I thought I was fortunate with my daughter-in-law… But after the wedding, she turned into a different person.
When my son, Alexander, introduced me to Lucy, I immediately thought we were lucky. She seemed straightforward, neat, and homely. Their apartment was always tidy, everything in its place, she cooked well, and she was always polite, smiling, and friendly. I never heard her say a harsh word. We saw each other often — either they would visit me at my garden, or I’d drop by for tea. I never felt like an outsider; in fact, Lucy always tried to help and make me comfortable. I was happy — for my son and for myself. Finally, I thought, he would have a real family.
They had been dating for just six months when Alexander proposed. Lucy, of course, said yes, but she immediately mentioned she dreamed of a lavish wedding — with a white dress, limousine, and photographer. They didn’t have much money then, so they decided to save up for six months. I didn’t interfere in their plans; I didn’t have extra money myself, and advice is best given when asked for. The young ones would decide how to live their lives. The main thing was they loved each other.
The wedding went as they dreamed. I gifted them money instead of buying unnecessary things — they could decide what they needed most. The guests were mostly their friends; my friend, Alexander’s godmother, couldn’t attend. I stayed a bit and then left, not wanting to intrude on the young people’s fun. We had arranged to gather at my garden the next day.
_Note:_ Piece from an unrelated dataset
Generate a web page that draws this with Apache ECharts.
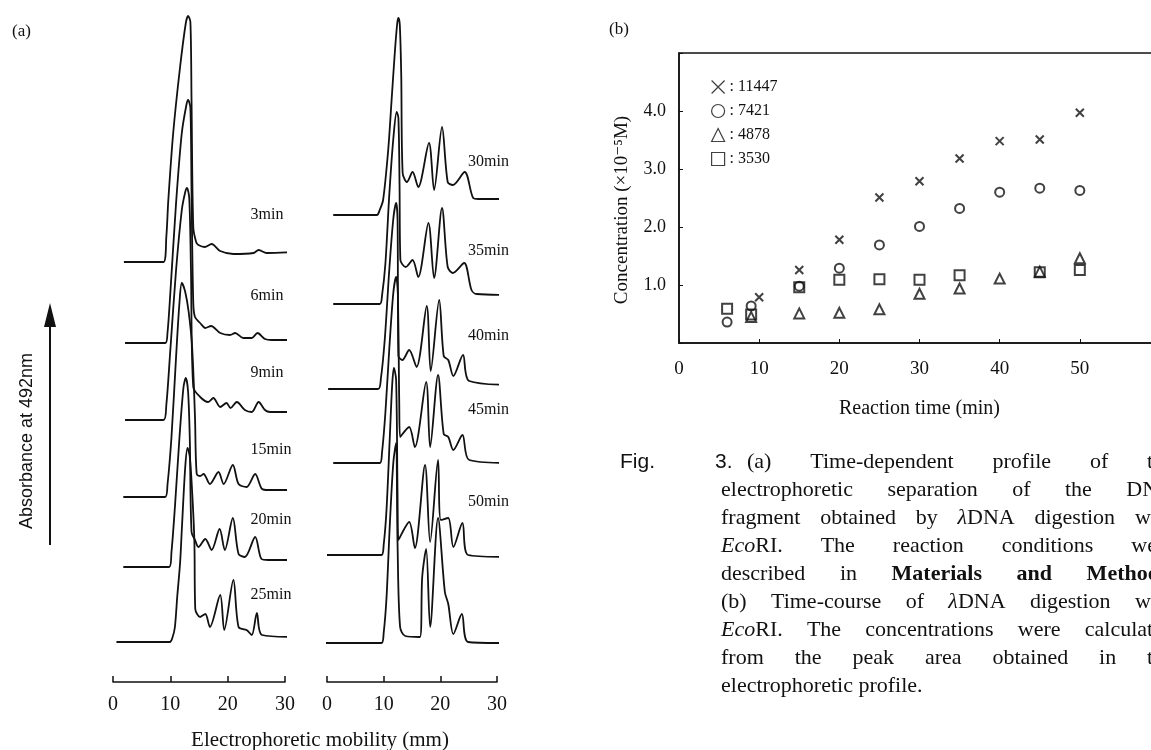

The following day, the godmother and I prepared salads and barbecue. The newlyweds arrived. I noticed Lucy looked sullen and spoke little, spending the day on her phone, never glancing my way. Alexander helped a bit, but she didn’t lift a finger. I blamed it on fatigue — after all, a wedding is exhausting.
But this behavior continued. Our meetings became infrequent, always at my insistence. I didn’t push; I understood they were a young family, finding their footing. Still, I wished to see my son at least once a month.
On Alexander’s birthday, I bought him a gift and called to visit briefly and present it. He said they weren’t celebrating due to lack of funds. I understood. But half an hour later, Lucy called with a cold voice saying, “We want to be alone, please don’t be offended.” I thought maybe there was a romantic surprise planned. But later, I found out they had friends over. I wasn’t invited, no explanations given. I was simply ignored.
I felt like an outsider. Unwanted. Forgotten.
Some time passed, and I wanted to stop by again while I was near their place. I called — Lucy said they weren’t home. Yet Alexander later mentioned they had been home all day. I didn’t press further. I thought maybe Lucy was going through a rough patch or just needed time. I tried not to turn my son against her. I didn’t want to be the stereotypical mother-in-law people make jokes about.
But the tipping point came not long ago. I literally bumped into Lucy at a store. As someone well-mannered, I said hello. She acted as if she didn’t see me, walking past as if I were invisible. I was stunned. Was I so insignificant to her that I didn’t even deserve a simple “hello”?
I didn’t call Alexander. I didn’t complain, even though I wanted to ask Lucy why she turned away, what I had done wrong. But I remained silent, holding on to some hope that this wouldn’t last forever. Maybe she was expecting a child and her hormones were acting up. Or, as the saying goes, she was “going off the rails.” Or perhaps… this was her real self, and her previous kindness was just an act until the wedding.
I don’t know if I should confront her. Maybe, in time, things will sort themselves out. But for now, I feel unnecessary. That’s a frightening feeling, especially when you’re not the enemy, not some stranger, but the mother of the man she calls her husband.
Tell me, what do you think — should a mother-in-law speak openly when feeling such pain? Or is it better to wait, hoping the daughter-in-law will figure it out herself? Why did Lucy change so much after the wedding? Where is the girl I was once so pleased about?